[ 2020牛客NOIP赛前集训营-提高组(第六场) ] 补题
B.艰难睡眠
Problem
Solution
-
单调队列
-
段环成链思想
明显题目是要我们分别做 n 次单调队列,考虑如何写最方便。
思考后可以发现,题目中长度为 \(k\) 的睡眠段在移动,我们可以选择的数区间是一个长度为 \(m-k-b[i]+1\) 的区间。断环成链后,将跑一个长度为 \(m-k-b[i]+1\),的区间的滑动窗口,若该区间的右端点为 \(r\),则对应的睡眠段起点为 \(r+b[i]\)。
Code
Talk is cheap.Show me the code.
#include<bits/stdc++.h>
#define INF 0x3f3f3f3f
using namespace std;
inline int read() {
int x = 0, f = 1; char ch = getchar();
while(ch<'0' || ch>'9') { if(ch=='-') f=-1; ch=getchar(); }
while(ch>='0'&&ch<='9') { x=(x<<3)+(x<<1)+(ch^48); ch=getchar(); }
return x * f;
}
const int N = 5007, M = 2007;
int n,m,k;
int b[N],c[N][M],ans[M];
struct Node {
int val,t;
}q[M<<1];
int main()
{
//freopen("test.in","r",stdin);
n = read(), m = read(), k = read();
for(int i=1;i<=n;++i) {
int tmp = read(); b[i] = read();
}
for(int i=1;i<=n;++i)
for(int j=1;j<=m;++j) c[i][j] = read();
for(int i=1;i<=n;++i) {
if(b[i]+k > m) {
puts("-1"); return 0;
}
}
for(int t=1;t<=n;++t) {
int L = 1, R = 0;
int len = m - k - b[t] + 1;
for(int i=1;i<=2*m;++i) {
int now = c[t][(i-1) % m + 1];
while(L<=R && q[L].t<=i-len) ++L;
while(L<=R && q[R].val>=now) --R;
q[++R] = (Node)<%now, i%>;
if(i > m) ans[(i + b[t] - 1) % m + 1] += q[L].val;
}
}
int res = INF;
for(int i=1;i<=m;++i) res = min(res, ans[i]);
printf("%d\n",res);
return 0;
}
/*
3 10 6
3 1
2 1
2 3
4 4 8 5 1 2 2 2 6 4
9 3 7 5 7 1 5 2 2 8
8 2 7 7 4 9 2 3 4 3
5
*/
C.路径难题
Problem
Solution
对于每一路的公交车,建立一个虚拟节点,将该路公交车所有站点与虚拟节点相连,跑最短路。

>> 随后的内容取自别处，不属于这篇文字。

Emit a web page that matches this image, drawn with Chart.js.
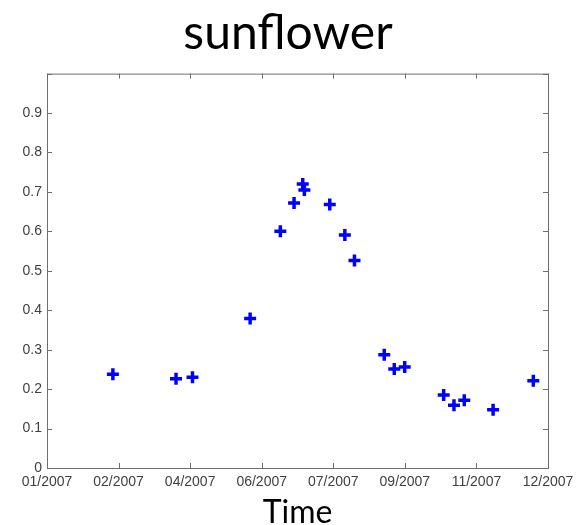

用一个二元组 \((x,y)\) 表示路径长度,其中 \(y \in [0,r)\)。把边分为两类,一种乘公交车,一种不乘公交车。乘公交车要将 \(y\) 清空,如果 \(y>0\) 那么要将 \(x+1\) 再加上路径长度。
Code
Talk is cheap.Show me the code.
#include<bits/stdc++.h>
#define mp make_pair
#define fi first
#define se second
using namespace std;
inline int read() {
int x = 0, f = 1; char ch = getchar();
while(ch<'0' || ch>'9') { if(ch=='-') f=-1; ch=getchar(); }
while(ch>='0'&&ch<='9') { x=(x<<3)+(x<<1)+(ch^48); ch=getchar(); }
return x * f;
}
typedef pair<int,int> PII;
const int N = 400007;
int n,m,cnt,K,r;
int head[N],c[N];
struct Edge {
int next,to,w,flag;
}edge[N<<1];
inline void add(int u,int v,int w,int flag) {
edge[++cnt] = (Edge)<%head[u],v,w,flag%>;
head[u] = cnt;
}
PII dist[N];
bool vis[N];
void Dijkstra(int s) {
memset(dist, 0x3f, sizeof(dist));
memset(vis, 0, sizeof(vis));
priority_queue<pair<PII,int> > q;
dist[s] = mp(0,0), vis[s] = 0; q.push(mp(dist[s], s));
while(!q.empty()) {
int u = q.top().se; vis[u] = 1; q.pop();
for(int i=head[u];i;i=edge[i].next) {
int v = edge[i].to, w = edge[i].w, flag = edge[i].flag;
PII now = dist[u];
if(flag == 0) {
now.se += w;
if(now.se >= r) {
now.fi += now.se/r, now.se %= r;
}
} else {
if(now.se > 0) now.fi++;
now.fi += w; now.se = 0;
}
//printf("%d->%d (%d,%d)->(%d,%d) %d %d\n",u,v,dist[u].fi,dist[u].se,now.fi,now.se,w,flag);
if(dist[v] > now) {
dist[v] = now;
now.fi = -now.fi; now.se = -now.se;
q.push(mp(now,v));
}
}
}
}
int main()
{
n = read(), m = read(), K = read(), r = read(); int q = read();
for(int i=1;i<=m;++i) {
int u = read(), v = read(), w = read();
add(u,v,w,0), add(v,u,w,0);
}
int tot = n;
for(int i=1;i<=K;++i) {
int t = read(); c[i] = read(); ++tot;
for(int j=1;j<=t;++j) {
int x = read(); add(x,tot,c[i],1), add(tot,x,0,0);
}
}
while(q--) {
int x = read(), y = read();
Dijkstra(x);
PII ans = dist[y];
if(ans.se > 0) ans.fi++;
printf("%d\n",ans.fi);
//PII now = dist[2];
//printf("%d %d\n",now.fi,now.se);
}
return 0;
}
/*
5 6 1 10 1
1 2 15
2 3 177
3 5 73
4 2 37
1 5 66
1 4 43
3 11 1 3 5
1 3
11
*/